Reeditar um modelo já condenado é repetir o erro do passado que gerou o estado de coisas inconstitucional pela ausência do poder do Estado nas prisões. Se aprovado nos termos defendidos pelo parecer, o projeto reabre juridicamente um modelo que a própria Constituição tentou encerrar ao criar a Polícia Penal. Além do conflito constitucional, o avanço da terceirização expõe estados a novas ações judiciais, nulidade de contratos, condenações por danos coletivos, insegurança jurídica na execução penal.

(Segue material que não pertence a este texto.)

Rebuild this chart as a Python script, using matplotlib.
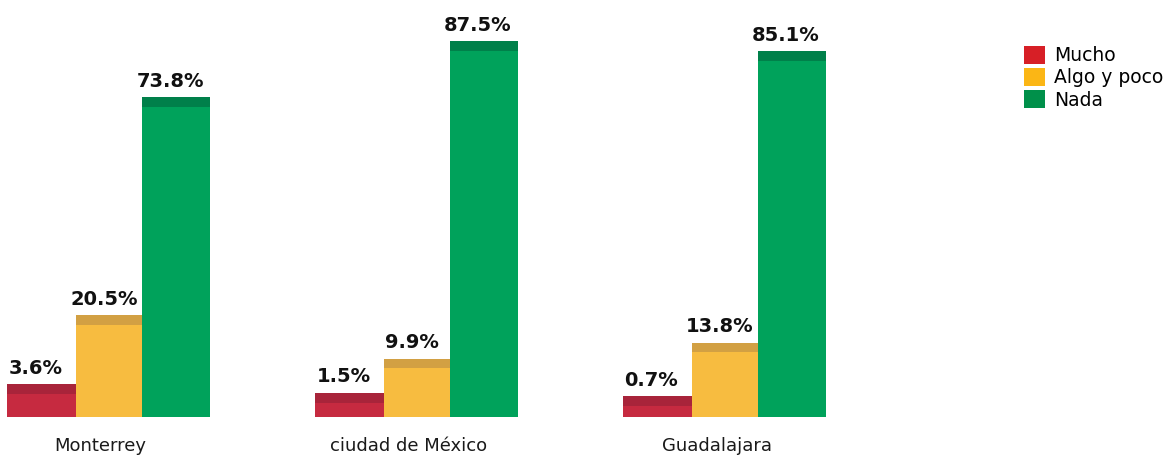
import matplotlib.pyplot as plt
import numpy as np
from matplotlib.patches import Patch

ciudades = ['Monterrey', 'ciudad de México', 'Guadalajara']
series = ['Mucho', 'Algo y poco', 'Nada']
mucho = [3.6, 1.5, 0.7]
algo_poco = [20.5, 9.9, 13.8]
nada = [73.8, 87.5, 85.1]

colores = ['#c62a40', '#f7bc40', '#00a25b']
colores_tapa = ['#a8243a', '#d2a043', '#00804a']
colores_leyenda = ['#d71f26', '#fbb615', '#00904a']

fig = plt.figure(figsize=(11.72, 4.59), dpi=100)
ax = fig.add_axes([0, 42 / 459, 1, 1 - 42 / 459])

x = np.arange(len(ciudades))
ancho = 0.222
desplaz = [-0.222, 0.0, 0.215]
base3d = 4.4   # altura extra del bloque 3D
tapa = 2.4     # cara superior

for valores, d, c, ct in zip([mucho, algo_poco, nada], desplaz, colores, colores_tapa):
    alto = np.array(valores) + base3d
    ax.bar(x + d, alto, width=ancho, color=c, edgecolor='none')
    # cara superior mas oscura (efecto 3D)
    ax.bar(x + d, [tapa] * len(valores), width=ancho, bottom=alto - tapa,
           color=ct, edgecolor='none')
    for xi, v, a in zip(x + d, valores, alto):
        ax.text(xi - 0.02, a + 1.6, f'{v}%', ha='center', va='bottom',
                fontsize=14, fontweight='bold', color='#111111')

for xi, nombre in zip(x, ciudades):
    ax.text(xi - 0.03, -4.8, nombre, ha='center', va='top', fontsize=13,
            color='#1a1a1a', clip_on=False)

ax.set_xlim(-0.357, 3.448)
ax.set_ylim(0, 102)
ax.axis('off')

handles = [Patch(facecolor=c, edgecolor='none') for c in colores_leyenda]
fig.legend(handles, series, loc='upper left', bbox_to_anchor=(0.874, 0.9),
           frameon=False, fontsize=13.5, handlelength=1.1, handleheight=1.1,
           handletextpad=0.5, labelspacing=0.15, borderpad=0, borderaxespad=0)

fig.savefig('out.png', dpi=100)
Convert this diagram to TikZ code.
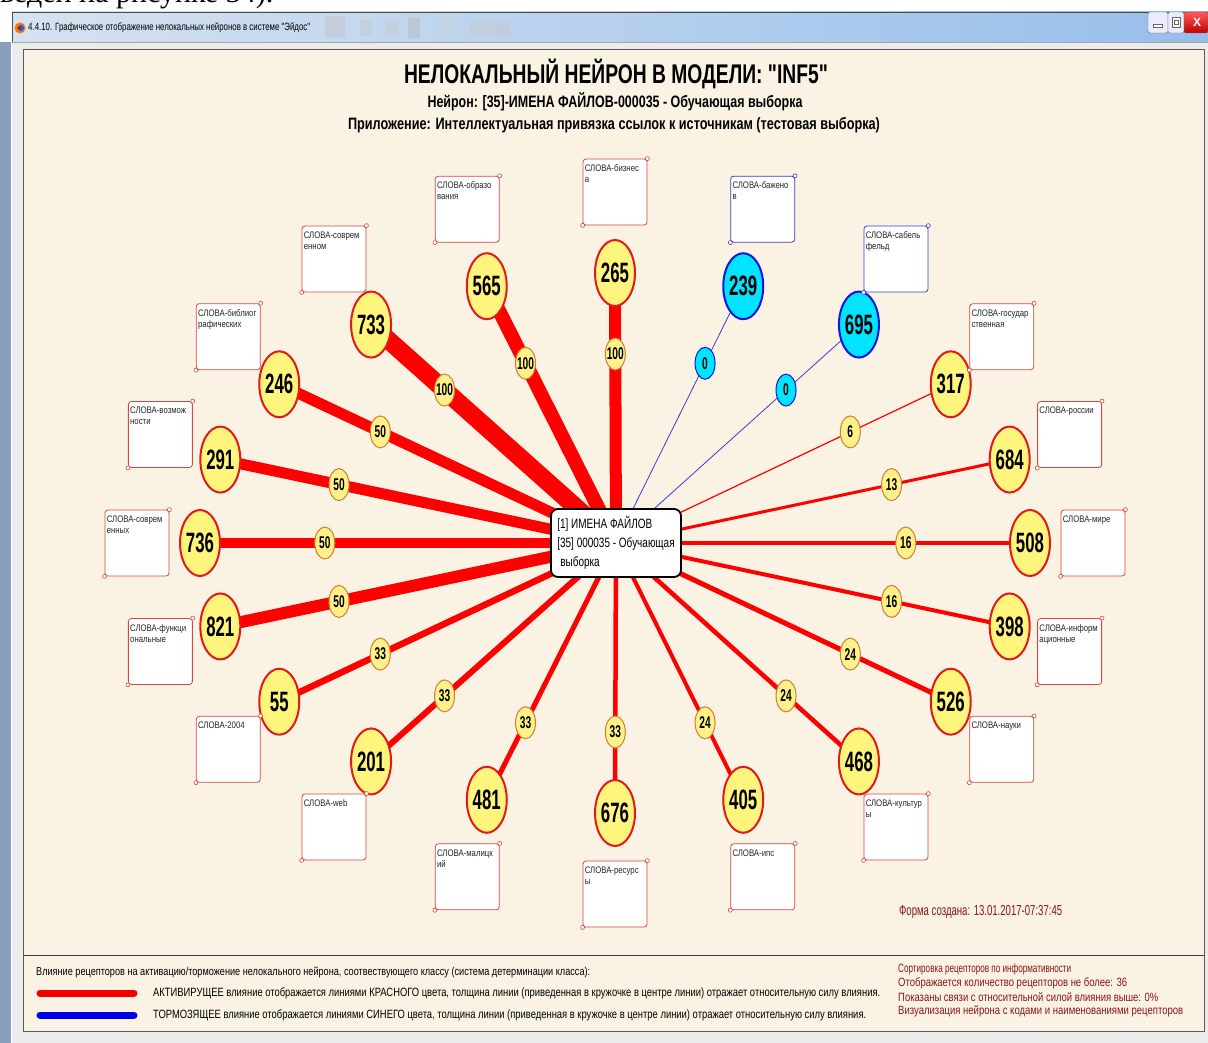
\documentclass[tikz,border=0pt]{standalone}
\usepackage{fontspec}
\usepackage{graphicx}
\setmainfont{Liberation Sans}[Ligatures=TeXOff]
\newfontfamily\numf[FakeStretch=0.6]{Liberation Sans}
\newfontfamily\narf[FakeStretch=0.74]{Liberation Sans}
\newfontfamily\boxf[FakeStretch=0.82]{Liberation Sans}
\newfontfamily\serf{Liberation Serif}
\usetikzlibrary{shapes.geometric}
\pgfdeclarelayer{back}
\pgfdeclarelayer{bg}
\pgfsetlayers{back,bg,main}

\definecolor{cream}{RGB}{250,243,228}
\definecolor{nyel}{RGB}{255,245,125}
\definecolor{nred}{RGB}{225,25,25}
\definecolor{lred}{RGB}{255,0,0}
\definecolor{lyel}{RGB}{255,240,135}
\definecolor{lbrd}{RGB}{205,125,55}
\definecolor{ncyan}{RGB}{0,228,255}
\definecolor{nblue}{RGB}{20,20,225}
\definecolor{lblue}{RGB}{60,60,210}
\definecolor{bxred}{RGB}{215,70,70}
\definecolor{bxblue}{RGB}{60,60,200}
\definecolor{dred}{RGB}{140,20,20}
\definecolor{tbl}{RGB}{214,226,240}
\definecolor{tbr}{RGB}{150,190,235}
\definecolor{frameb}{RGB}{135,158,190}
\definecolor{stripg}{RGB}{236,236,236}

\newlength\fitlen
\newcommand\fitw[2]{\settowidth\fitlen{#2}\pgfmathsetmacro\fitr{#1/\fitlen}\scalebox{\fitr}[1]{#2}}

\begin{document}
\begin{tikzpicture}[x=1pt,y=-1pt,
  bign/.style={ellipse, minimum width=40pt, minimum height=66pt, inner sep=0pt,
    line width=2pt, text=black, font=\numf\bfseries\fontsize{28}{28}\selectfont},
  lbl/.style={ellipse, minimum width=20pt, minimum height=32pt, inner sep=0pt,
    line width=1pt, text=black, font=\numf\bfseries\fontsize{17}{17}\selectfont},
  rbox/.style={rectangle, rounded corners=3pt, minimum width=64pt, minimum height=66pt,
    fill=white, line width=0.8pt, inner sep=0pt},
  btext/.style={anchor=north west, inner sep=0pt, align=left, text=black!85,
    font=\boxf\fontsize{9.5}{11}\selectfont},
  ttl/.style={inner sep=0pt},
  leg/.style={anchor=west, inner sep=0pt}]
\useasboundingbox (0,0) rectangle (1208,1043);

\begin{pgfonlayer}{back}
  % outer page and window chrome
  \fill[white] (0,0) rectangle (1208,12);
  \node[anchor=base west, inner sep=0pt, font=\serf\fontsize{30}{30}\selectfont] (pagetext) at (0,3) {веден на рисунке 34).};
  \fill[white] (0,12) rectangle (12,42);
  \shade[left color=tbl, right color=tbr] (12,12) rectangle (1208,42);
  \fill[gray!45, opacity=0.5] (325,16) rectangle (345,38);
  \fill[gray!45, opacity=0.4] (360,20) rectangle (372,36);
  \fill[gray!45, opacity=0.4] (385,20) rectangle (398,36);
  \fill[gray!55, opacity=0.45] (408,18) rectangle (420,38);
  \fill[gray!35, opacity=0.4] (440,22) rectangle (452,36);
  \fill[gray!45, opacity=0.4] (470,22) rectangle (510,36);
  \draw[black!70, line width=0.8pt] (12,12) -- (1208,12);
  \draw[black!70, line width=0.8pt] (12,12) -- (12,1043);
  \fill[stripg] (12,42) rectangle (1208,50);
  \draw[gray!70, line width=0.6pt] (12,42) -- (1208,42);
  \fill[frameb] (0,42) rectangle (11,1043);
  \fill[stripg] (12,50) rectangle (23,1043);
  \fill[stripg] (1204,50) rectangle (1208,1043);
  \fill[stripg] (12,1031) rectangle (1208,1043);
  % window icon and title
  \fill[orange!90!red] (20,28) circle[radius=5.5pt];
  \fill[blue!60!cyan] (21,28) circle[radius=3pt];
  \fill[red!80!black] (19,28) circle[radius=1.6pt];
  \node[anchor=west, inner sep=0pt, font=\fontsize{10.5}{10.5}\selectfont] (wintitle) at (28,28) {\fitw{282}{4.4.10. Графическое отображение нелокальных нейронов в системе "Эйдос"}};
  % window buttons
  \draw[black!60, fill=blue!8, rounded corners=2pt] (1148,12) rectangle (1168,33);
  \draw[black!60, fill=white] (1153,24) rectangle (1162,27.5);
  \draw[black!60, fill=blue!8, rounded corners=2pt] (1168,12) rectangle (1184,33);
  \draw[black!60, fill=white] (1172,17) rectangle (1180,27);
  \draw[black!60, fill=white] (1174,20) rectangle (1178,24);
  \draw[black!60, top color=red!65, bottom color=red!75!black, rounded corners=2pt] (1184,12) rectangle (1208,33);
  \node[text=white, font=\bfseries\fontsize{12}{12}\selectfont, inner sep=0pt] (closex) at (1197,22) {X};
  % panel
  \fill[cream] (23,50) rectangle (1204,1031);
  \draw[black!65, line width=1pt] (23,50) rectangle (1204,1031);
  \draw[black!75, line width=1pt] (23,955) -- (1204,955);
\end{pgfonlayer}

% titles
\node[ttl, font=\bfseries\fontsize{27}{27}\selectfont] (title) at (616,74) {\fitw{424}{НЕЛОКАЛЬНЫЙ НЕЙРОН В МОДЕЛИ: "INF5"}};
\node[ttl, font=\bfseries\fontsize{16.5}{16.5}\selectfont] (sub1) at (615,102) {\fitw{375}{Нейрон: [35]-ИМЕНА ФАЙЛОВ-000035 - Обучающая выборка}};
\node[ttl, font=\bfseries\fontsize{16.5}{16.5}\selectfont] (sub2) at (614,125) {\fitw{532}{Приложение: Интеллектуальная привязка ссылок к источникам (тестовая выборка)}};

% central neuron
\node[draw=black, line width=1.8pt, fill=white, rounded corners=7pt,
  minimum width=130pt, minimum height=68pt, align=left, inner sep=3pt,
  font=\narf\fontsize{13.5}{19}\selectfont] (c) at (616,543)
  {[1] ИМЕНА ФАЙЛОВ\\{}[35] 000035 - Обучающая\\\hspace*{3pt}выборка};

% receptors
\foreach \i/\num/\wt/\lw/\la/\lb in {
  0/265/100/12/{СЛОВА-бизнес}/{а},
  1/239/0/0.8/{СЛОВА-бажено}/{в},
  2/695/0/0.8/{СЛОВА-сабель}/{фельд},
  3/317/6/1.2/{СЛОВА-государ}/{ственная},
  4/684/13/3/{СЛОВА-россии}/{},
  5/508/16/3.5/{СЛОВА-мире}/{},
  6/398/16/4/{СЛОВА-информ}/{ационные},
  7/526/24/5/{СЛОВА-науки}/{},
  8/468/24/4.5/{СЛОВА-культур}/{ы},
  9/405/24/4/{СЛОВА-ипс}/{},
  10/676/33/4.5/{СЛОВА-ресурс}/{ы},
  11/481/33/5/{СЛОВА-малицк}/{ий},
  12/201/33/6/{СЛОВА-web}/{},
  13/55/33/6.5/{СЛОВА-2004}/{},
  14/821/50/12/{СЛОВА-функци}/{ональные},
  15/736/50/10/{СЛОВА-соврем}/{енных},
  16/291/50/11/{СЛОВА-возмож}/{ности},
  17/246/50/11/{СЛОВА-библиог}/{рафических},
  18/733/100/18/{СЛОВА-соврем}/{енном},
  19/565/100/14/{СЛОВА-образо}/{вания}}{
  \pgfmathsetmacro\ang{90-18*\i}
  \ifnum\wt=0
    \def\nf{ncyan}\def\nd{nblue}\def\lf{ncyan}\def\ld{nblue}\def\bc{bxblue}\def\lc{lblue}
  \else
    \def\nf{nyel}\def\nd{nred}\def\lf{lyel}\def\ld{lbrd}\def\bc{bxred}\def\lc{lred}
  \fi
  \node[bign, fill=\nf, draw=\nd] (n\i) at ({615+415*cos(\ang)},{543-270*sin(\ang)}) {\makebox[0pt]{\num}};
  \node[rbox, draw=\bc] (b\i) at ({615+478*cos(\ang)},{543-351*sin(\ang)}) {};
  \node[btext] (t\i) at ([xshift=2pt,yshift=-6pt]b\i.north west) {\la\\\lb};
  \draw[\bc, fill=white, line width=0.6pt] (b\i.north east) circle[radius=2pt]
    (b\i.south west) circle[radius=2pt];
  \begin{pgfonlayer}{bg}
    \draw[\lc, line width=\lw pt] (c.center) -- node[pos=0.7, lbl, fill=\lf, draw=\ld] (w\i) {\makebox[0pt]{\wt}} (n\i.center);
  \end{pgfonlayer}
}

% date
\node[leg, text=dred, font=\fontsize{14.5}{14.5}\selectfont] (date) at (899,912) {\fitw{163}{Форма создана: 13.01.2017-07:37:45}};

% legend
\node[leg, font=\fontsize{11.5}{11.5}\selectfont] (lg1) at (36,972) {\fitw{554}{Влияние рецепторов на активацию/торможение нелокального нейрона, соотвествующего классу (система детерминации класса):}};
\coordinate (rs) at (40,993);
\coordinate (re) at (134,993);
\coordinate (bs) at (40,1015);
\coordinate (be) at (134,1015);
\draw[red!95!black, line width=7pt, line cap=round] (rs) -- (re);
\draw[blue!90!black, line width=7pt, line cap=round] (bs) -- (be);
\node[leg, font=\fontsize{12}{12}\selectfont] (lg2) at (153,993) {\fitw{727}{АКТИВИРУЩЕЕ влияние отображается линиями КРАСНОГО цвета, толщина линии (приведенная в кружочке в центре линии) отражает относительную силу влияния.}};
\node[leg, font=\fontsize{12}{12}\selectfont] (lg3) at (153,1015) {\fitw{713}{ТОРМОЗЯЩЕЕ влияние отображается линиями СИНЕГО цвета, толщина линии (приведенная в кружочке в центре линии) отражает относительную силу влияния.}};
\node[leg, text=dred, font=\fontsize{12}{12}\selectfont] (r1) at (898,969) {\fitw{173}{Сортировка рецепторов по информативности}};
\node[leg, text=dred, font=\fontsize{12}{12}\selectfont] (r2) at (898,983) {\fitw{229}{Отображается количество рецепторов не более: 36}};
\node[leg, text=dred, font=\fontsize{12}{12}\selectfont] (r3) at (898,997) {\fitw{260}{Показаны связи с относительной силой влияния выше: 0\%}};
\node[leg, text=dred, font=\fontsize{12}{12}\selectfont] (r4) at (898,1011) {\fitw{285}{Визуализация нейрона с кодами и наименованиями рецепторов}};
\end{tikzpicture}
\end{document}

Para a FENASPPEN, trata-se de uma tentativa de contornar a EC 104/2019 por via infraconstitucional, mantendo estruturas privadas paralelas dentro dos presídios e esvaziando uma carreira criada justamente para recuperar o controle público do cárcere.
 
DEBATE DEVE CHEGAR À CCJ
O projeto segue agora para análise da Comissão de Constituição e Justiça do Senado. A expectativa é que a constitucionalidade da proposta seja confrontada diretamente com o texto expresso da EC 104/2019, decisões do STF, e precedentes como o acórdão da Bahia. Caso avance sem ajustes, o tema tende a retornar ao Judiciário, num cenário já conhecido: leis aprovadas no Congresso sendo barradas por violarem a Constituição.